Step 2: Taping and Priming

  1. Tape the wood frame:
    Apply painter’s tape meticulously along the inner edges of the wood stiles and rails. Press the tape edge down firmly with your fingernail or a putty knife to prevent bleed-through.
  2. Measure the color block:
    Determine where your color split will be. In this look, the split aligns with the horizontal rail separating the top and bottom panels. If your door is a single flat panel, measure and mark a horizontal line at doorknob height.
  3. Prime the panels:
    Apply a coat of bonding primer to the inner panel areas. Use a brush to get into the corners and edges near the tape, and a small foam roller for the flat surfaces to ensure a smooth finish.
  4. Sand primer:
    Once the primer is fully dry, give it a very light pass with 220-grit sandpaper to knock down any raised grain or fuzz.

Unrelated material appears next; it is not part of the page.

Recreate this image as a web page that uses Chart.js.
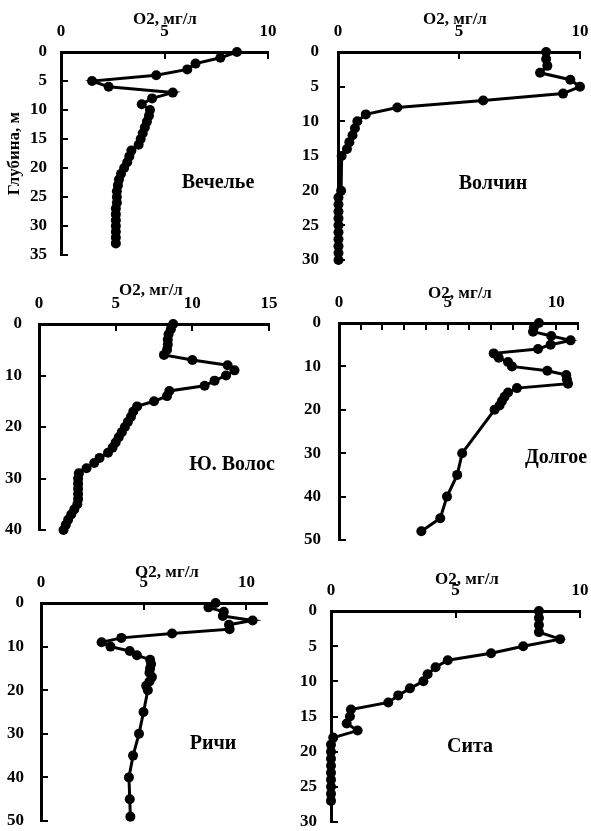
<!DOCTYPE html>
<html>
<head>
<meta charset="utf-8">
<script src="https://cdn.jsdelivr.net/npm/chart.js@4.4.1/dist/chart.umd.min.js"></script>
<style>
  body { margin: 0; background: #fff; }
  #wrap { position: relative; width: 591px; height: 831px; overflow: hidden; background: #fff; }
  #wrap canvas { position: absolute; }
</style>
</head>
<body>
<div id="wrap"></div>
<script>
// ---data: depth (m) and dissolved O2 (mg/l) per lake

// Вечелье
var vechDepth = [0,1,2,3,4,5,6,7,8,9,10,11,12,13,14,15,16,17,18,19,20,21,22,23,24,25,26,27,28,29,30,31,32,33];
var vechO2 = [8.5,7.7,6.5,6.1,4.6,1.5,2.3,5.4,4.4,3.9,4.3,4.25,4.15,4.05,3.95,3.85,3.75,3.4,3.3,3.2,3.05,2.9,2.8,2.75,2.7,2.7,2.7,2.65,2.65,2.65,2.65,2.65,2.65,2.65];

// Волчин
var volchDepth = [0,1,2,3,4,5,6,7,8,9,10,11,12,13,14,15,20,21,22,23,24,25,26,27,28,29,30];
var volchO2 = [8.6,8.6,8.65,8.35,9.6,10.0,9.3,6.0,2.45,1.15,0.8,0.7,0.6,0.47,0.37,0.15,0.13,0.02,0.02,0.02,0.02,0.02,0.02,0.02,0.02,0.02,0.02];

// Ю. Волос
var volosDepth = [0,1,2,3,4,5,6,7,8,9,10,11,12,13,14,15,16,17,18,19,20,21,22,23,24,25,26,27,28,29,30,31,32,33,34,35,36,37,38,39,40];
var volosO2 = [8.75,8.6,8.45,8.4,8.4,8.35,8.15,10.0,12.3,12.75,12.2,11.45,10.8,8.5,8.35,7.5,6.4,6.15,6.0,5.8,5.6,5.4,5.2,5.0,4.8,4.5,3.95,3.6,3.1,2.6,2.55,2.55,2.55,2.55,2.55,2.5,2.3,2.1,1.9,1.75,1.6];

// Долгое
var dolgDepth = [0,1,2,3,4,5,6,7,8,9,10,11,12,13,14,15,16,17,18,19,20,30,35,40,45,48];
var dolgO2 = [9.2,8.97,8.93,9.77,10.66,9.74,9.16,7.12,7.35,7.78,7.96,9.59,10.46,10.49,10.54,8.19,7.78,7.62,7.5,7.39,7.16,5.67,5.44,4.97,4.66,3.79];

// Ричи
var richDepth = [0,1,2,3,4,5,6,7,8,9,10,11,12,13,14,15,16,17,18,19,20,25,30,35,40,45,49];
var richO2 = [8.5,8.15,8.9,8.85,10.3,9.15,9.18,6.38,3.91,2.95,3.38,4.32,4.67,5.31,5.36,5.31,5.28,5.4,5.28,5.12,5.2,4.99,4.77,4.48,4.28,4.32,4.35];

// Сита
var sitaDepth = [0,1,2,3,4,5,6,7,8,9,10,11,12,13,14,15,16,17,18,19,20,21,22,23,24,25,26,27];
var sitaO2 = [8.35,8.35,8.35,8.35,9.2,7.72,6.43,4.69,4.2,3.88,3.71,3.17,2.7,2.3,0.8,0.76,0.63,1.07,0.09,0,0,0,0,0,0,0,0,0];

var xTitle = 'O2, мг/л';
var yTitle = 'Глубина, м';

//---panels
var serif = "'Times New Roman', 'Liberation Serif', serif";

var panels = [
  { name: 'Вечелье', depth: vechDepth, o2: vechO2, xMax: 10, xStep: 5, yMax: 35, yStep: 5,
    left: 0, top: 0, yW: 61, xH: 52, w: 207, h: 203, padR: 14, padB: 12, yPad: 21,
    titleAt: [104, -32], nameAt: [157, 131], showYTitle: true },
  { name: 'Волчин', depth: volchDepth, o2: volchO2, xMax: 10, xStep: 5, yMax: 30, yStep: 5,
    left: 294, top: 0, yW: 44, xH: 52, w: 242, h: 208, padR: 11, padB: 12, yPad: 26,
    titleAt: [117, -32], nameAt: [155, 132] },
  { name: 'Ю. Волос', depth: volosDepth, o2: volosO2, xMax: 15, xStep: 5, yMax: 40, yStep: 10,
    left: 0, top: 272, yW: 39, xH: 52, w: 230, h: 206, padR: 20, padB: 12, yPad: 24,
    titleAt: [112, -33], nameAt: [193, 141] },
  { name: 'Долгое', depth: dolgDepth, o2: dolgO2, xMax: 11, xStep: 1, yMax: 50, yStep: 10,
    left: 294, top: 271, yW: 45, xH: 52, w: 239, h: 217, padR: 13, padB: 12, yPad: 25,
    titleAt: [121, -29], nameAt: [217, 135], labelEvery: 5 },
  { name: 'Ричи', depth: richDepth, o2: richO2, xMax: 11, xStep: 5, yMax: 50, yStep: 10,
    left: 0, top: 551, yW: 41, xH: 52, w: 226, h: 218, padR: 14, padB: 10, yPad: 24,
    titleAt: [126, -30], nameAt: [172, 141] },
  { name: 'Сита', depth: sitaDepth, o2: sitaO2, xMax: 10, xStep: 5, yMax: 30, yStep: 5,
    left: 294, top: 559, yW: 37, xH: 52, w: 249, h: 211, padR: 11, padB: 9, yPad: 21,
    titleAt: [136, -31], nameAt: [139, 136] }
];

// axis title on top and lake name inside the plot
var panelText = {
  id: 'panelText',
  afterDraw: function (chart, args, opts) {
    var ctx = chart.ctx, a = chart.chartArea;
    ctx.save();
    ctx.fillStyle = '#000';
    ctx.textAlign = 'center';
    ctx.textBaseline = 'middle';
    ctx.font = 'bold 17px ' + serif;
    ctx.fillText(xTitle, a.left + opts.titleAt[0], a.top + opts.titleAt[1]);
    ctx.font = 'bold 20px ' + serif;
    ctx.fillText(opts.name, a.left + opts.nameAt[0], a.top + opts.nameAt[1]);
    ctx.restore();
  }
};

var wrap = document.getElementById('wrap');

panels.forEach(function (p) {
  var cv = document.createElement('canvas');
  var cw = p.yW + p.w + p.padR;
  var ch = p.xH + p.h + p.padB;
  cv.width = cw; cv.height = ch;
  cv.style.left = p.left + 'px';
  cv.style.top = p.top + 'px';
  cv.style.width = cw + 'px';
  cv.style.height = ch + 'px';
  wrap.appendChild(cv);

  var pts = p.depth.map(function (d, i) { return { x: p.o2[i], y: d }; });

  new Chart(cv, {
    type: 'scatter',
    data: {
      datasets: [{
        data: pts,
        showLine: true,
        borderColor: '#000',
        borderWidth: 3,
        backgroundColor: '#000',
        pointBackgroundColor: '#000',
        pointBorderColor: '#000',
        pointRadius: 5,
        pointBorderWidth: 0,
        clip: false
      }]
    },
    options: {
      responsive: false,
      animation: false,
      devicePixelRatio: 1,
      layout: { autoPadding: false, padding: { left: 0, top: 0, right: p.padR, bottom: p.padB } },
      plugins: {
        legend: { display: false },
        tooltip: { enabled: false },
        panelText: { name: p.name, titleAt: p.titleAt, nameAt: p.nameAt }
      },
      scales: {
        x: {
          type: 'linear',
          position: 'top',
          min: 0, max: p.xMax,
          // fixed box, no extra edge padding from label overflow
          afterFit: function (s) { s.height = p.xH; s.paddingLeft = 0; s.paddingRight = 0; },
          border: { display: true, color: '#000', width: 3 },
          grid: { drawOnChartArea: false, drawTicks: true, tickLength: -7, color: '#000', lineWidth: 2 },
          ticks: {
            stepSize: p.xStep,
            includeBounds: false,
            padding: 17,
            maxRotation: 0,
            color: '#000',
            font: { family: serif, size: 17, weight: 'bold' },
            callback: function (v) {
              if (p.labelEvery) return v % p.labelEvery === 0 ? v : '';
              return v;
            }
          }
        },
        y: {
          type: 'linear',
          position: 'left',
          reverse: true,
          min: 0, max: p.yMax,
          afterFit: function (s) { s.width = p.yW; s.paddingTop = 0; s.paddingBottom = 0; },
          border: { display: true, color: '#000', width: 3 },
          grid: { drawOnChartArea: false, drawTicks: true, tickLength: -7, color: '#000', lineWidth: 2 },
          title: {
            display: !!p.showYTitle,
            text: yTitle,
            color: '#000',
            font: { family: serif, size: 17, weight: 'bold' },
            padding: { top: 4, bottom: 0 }
          },
          ticks: {
            stepSize: p.yStep,
            padding: p.yPad,
            color: '#000',
            font: { family: serif, size: 17, weight: 'bold' }
          }
        }
      }
    },
    plugins: [panelText]
  });
});
</script>
</body>
</html>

Wipe away the dust.

Bleeding Lines?

If paint bled onto the wood grain, don’t wipe it while wet as it will smear into the pores. Let it dry slightly, then gently scrape with a plastic razor blade.

Step 3: Painting

  1. Paint the top section:
    Stir your crisp white paint well. Using a clean angled brush, cut in around the edges of the top panel section. Follow immediately with the foam roller for the main area.
  2. Paint the bottom section:
    Repeat the process for the bottom section using your sage green paint. Be careful not to let the green paint drip onto the white section if they share a border, or tape off the dried white section first if needed.
  3. Second coats:
    Allow the first coats to dry according to the can’s instructions. Apply a second coat to both sections for full, rich coverage. I find two thin coats are always better than one thick one.
  4. Remove tape:
    While the final coat of paint is still slightly tacky (not wet, but not fully cured), carefully peel back the painter’s tape at a 45-degree angle. This ensures a crisp line without peeling up dried paint chips.
  5. Touch ups:
    Inspect the wood frame. If any paint bled under the tape, carefully scrape it away with a fingernail or use a damp cloth wrapped around a putty knife while the paint is fresh.

Seal the Tape Edge

For ultra-crisp lines, brush a tiny amount of clear matte medium or the base primer over the tape edge first. This seals the gap so your colored paint can’t sneak under.

Step 4: Refining the Wood

  1. Seal the wood frame:
    If the natural wood frame looks dry or dull, apply a clear matte polyurethane or a wood wax to protect it and bring out the grain warmth.
  2. Reinstall hardware:
    Once the paint has cured for at least 24 hours to avoid tackiness, screw the hinges and doorknob back into place.
  3. Hang the door:
    Place the door back on the hinges and tap the pins back in. Check that it swings freely and admire your work.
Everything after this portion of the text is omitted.